Dottor Quattrone, saprebbe dirci quali settori sono stati investiti da questo processo?

«Nel tempo abbiamo assistito a un interessante sviluppo nel settore del Data Analysis e del Data Science, iniziato quasi 20 anni fa con lo studio dei dati delle carte fedeltà, il Costumer relationship management e l’elaborazione delle attività promozionali. Con l’avvento di internet e la digitalizzazione del consumatore, le aree di studio si sono moltiplicate ed è nata la necessità di disporre di personale in grado di incrociare i dati degli scontrini reali con quelli dei movimenti fatti via web, per raccogliere, analizzare, elaborare e interpretare informazioni ormai necessarie per mettere a punto le strategie aziendali. Dal web nasce anche il bisogno di nuove figure in altri ambiti, come quello della Cybersecurity, o quello della Comunicazione e del marketing, dove, come sappiamo, le insegne non possono più fare a meno di professionisti specializzati in social media».

In che misura l’innovazione sta modificando l’ambito delle risorse umane, nei punti vendita?

«Il retail fisico resta decisamente più ancorato alle figure tradizionali, ma anche qui si vanno affermando nuovi profili professionali. È una tendenza già definita all’estero, che in Italia sta affiorando, soprattutto nel settore del fashion. Nelle aree metropolitane a maggiore affluenza si iniziano a vedere i personal shopper, assistenti personali dei consumatori, con qualifiche e professionalità ben definite. E presto sarà possibile incontrare visual merchandiser, che in un futuro non molto lontano saranno in grado di allestire nel punto vendita vetrine virtuali capaci di cambiare assortimento attraverso il riconoscimento facciale dei clienti».

Nel food e negli altri settori, cosa si muove?

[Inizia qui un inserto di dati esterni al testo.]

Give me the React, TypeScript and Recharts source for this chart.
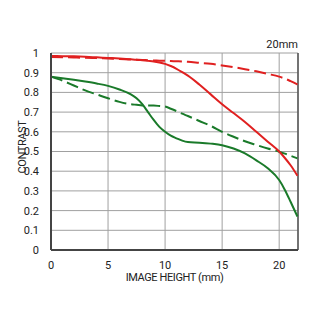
import React from "react";
import {
  ComposedChart,
  Line,
  XAxis,
  YAxis,
  CartesianGrid,
  ReferenceLine,
  Label,
} from "recharts";

// image height (mm) samples
const heights = [0, 1, 2, 3, 4, 5, 6, 7, 7.5, 8, 8.5, 9, 9.5, 10, 10.5, 11, 11.5, 12, 13, 14, 15, 16, 17, 18, 19, 20, 20.5, 21, 21.6];

// contrast values
const redSolid = [0.985, 0.984, 0.983, 0.981, 0.978, 0.975, 0.972, 0.968, 0.966, 0.963, 0.96, 0.957, 0.952, 0.945, 0.934, 0.92, 0.903, 0.885, 0.84, 0.79, 0.74, 0.695, 0.65, 0.6, 0.55, 0.5, 0.467, 0.43, 0.377];
const redDashed = [0.98, 0.979, 0.977, 0.976, 0.974, 0.972, 0.97, 0.967, 0.966, 0.965, 0.963, 0.962, 0.961, 0.96, 0.959, 0.958, 0.957, 0.955, 0.95, 0.945, 0.937, 0.928, 0.918, 0.907, 0.894, 0.88, 0.87, 0.857, 0.84];
const greenSolid = [0.88, 0.872, 0.864, 0.855, 0.845, 0.833, 0.815, 0.79, 0.77, 0.74, 0.7, 0.66, 0.625, 0.6, 0.58, 0.567, 0.555, 0.548, 0.545, 0.54, 0.532, 0.515, 0.49, 0.455, 0.415, 0.355, 0.305, 0.245, 0.17];
const greenDashed = [0.88, 0.86, 0.835, 0.81, 0.79, 0.77, 0.752, 0.74, 0.737, 0.734, 0.733, 0.733, 0.731, 0.728, 0.717, 0.705, 0.692, 0.68, 0.655, 0.63, 0.6, 0.575, 0.552, 0.533, 0.515, 0.499, 0.489, 0.478, 0.465];

const xTicks = [0, 5, 10, 15, 20];
const yTicks = [0, 0.1, 0.2, 0.3, 0.4, 0.5, 0.6, 0.7, 0.8, 0.9, 1];

const data = heights.map((h, i) => ({
  h,
  rs: redSolid[i],
  rd: redDashed[i],
  gs: greenSolid[i],
  gd: greenDashed[i],
}));

const X_MAX = 21.65;
const font = "Roboto, 'Liberation Sans', Arial, sans-serif";

export default function App() {
  return (
    <div style={{ position: "absolute", left: 0, top: 0, width: 320, height: 320, background: "#fff" }}>
      <ComposedChart
        width={320}
        height={320}
        data={data}
        margin={{ top: 53, right: 22, bottom: 0, left: 0 }}
        style={{ fontFamily: font }}
      >
        <CartesianGrid stroke="#a0a0a0" strokeWidth={1} />
        <XAxis
          dataKey="h"
          type="number"
          domain={[0, X_MAX]}
          ticks={xTicks}
          height={70}
          tickLine={false}
          axisLine={{ stroke: "#444", strokeWidth: 2 }}
          tick={{ fill: "#222", fontSize: 11 }}
          tickMargin={5}
        >
          <Label value="IMAGE HEIGHT (mm)" position="insideTop" offset={23} fill="#222" fontSize={11} letterSpacing={-0.4} />
        </XAxis>
        <YAxis
          type="number"
          domain={[0, 1]}
          ticks={yTicks}
          width={51}
          tickLine={false}
          axisLine={{ stroke: "#444", strokeWidth: 2 }}
          tick={{ fill: "#222", fontSize: 11 }}
          tickMargin={6}
          interval={0}
        />
        <ReferenceLine x={X_MAX} stroke="#555" strokeWidth={1.5} />
        <Line dataKey="rd" type="monotone" stroke="#e02020" strokeWidth={2} strokeDasharray="12 5" dot={false} isAnimationActive={false} />
        <Line dataKey="gd" type="monotone" stroke="#1a7a2a" strokeWidth={2} strokeDasharray="12 5" dot={false} isAnimationActive={false} />
        <Line dataKey="gs" type="monotone" stroke="#1a7a2a" strokeWidth={2} dot={false} isAnimationActive={false} />
        <Line dataKey="rs" type="monotone" stroke="#e02020" strokeWidth={2} dot={false} isAnimationActive={false} />
        <text
          x={0}
          y={0}
          transform="translate(26, 147) rotate(-90)"
          textAnchor="middle"
          fontSize={11}
          fill="#222"
          fontFamily={font}
          letterSpacing={-0.4}
        >
          CONTRAST
        </text>
        <text x={298} y={48} textAnchor="end" fontSize={11} fill="#222" fontFamily={font}>
          20mm
        </text>
      </ComposedChart>
    </div>
  );
}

«In generale nei grandi store si sente la necessità di “consulenti al cambiamento” che formino il personale ad assistere i consumatori più evoluti all’interno del punto vendita, spesso alle prese con App o servizi tecnologici».

Che spazio avranno invece domani le figure tradizionali?

«Il retail ha ancora un enorme bisogno delle figure professionali classiche. Oggi costituiscono circa il 95% degli addetti della Grande distribuzione, e sono soprattutto addetti ai reparti o cassiere, che sicuramente nell’immediato vivranno un’evoluzione meno significativa. Sono mestieri impegnativi, a volte poco appetibili, ma che offrono ottime probabilità di carriera: un responsabile reparto di un grande store gestisce una quantità di merce pari a quella di una piccola impresa, è un ruolo di grande responsabilità riconosciuto dalle aziende».

Esiste una ricetta per fare carriera nel mondo della Gdo? Cosa consiglierebbe a un giovane che è affascinato da questo settore e aspira a una posizione manageriale?

«Sembra superfluo dirlo, ma alla Gdo occorrono professionisti molti bravi: e per bravi intendo manager competenti che sappiano stare al passo con l’innovazione, siano dotati creatività e capacità di comunicare. Indipendentemente dall’ambito di attività prescelto consiglierei di partire da una solida formazione culturale, e di cominciare con un’esperienza concreta in un punto vendita, perché dall’osservazione dei clienti in un negozio si impara più che da mille modelli di marketing. E poi di iniziare all’estero, guardando con curiosità alle esperienze di successo straniere, senza fossilizzarsi sui modelli più complessi. Spesso anche le formule di vendita basiche garantiscono ottimi risultati: nella vendita la chiave del successo sta soprattutto nell’individuare e riuscire a conquistare il proprio target».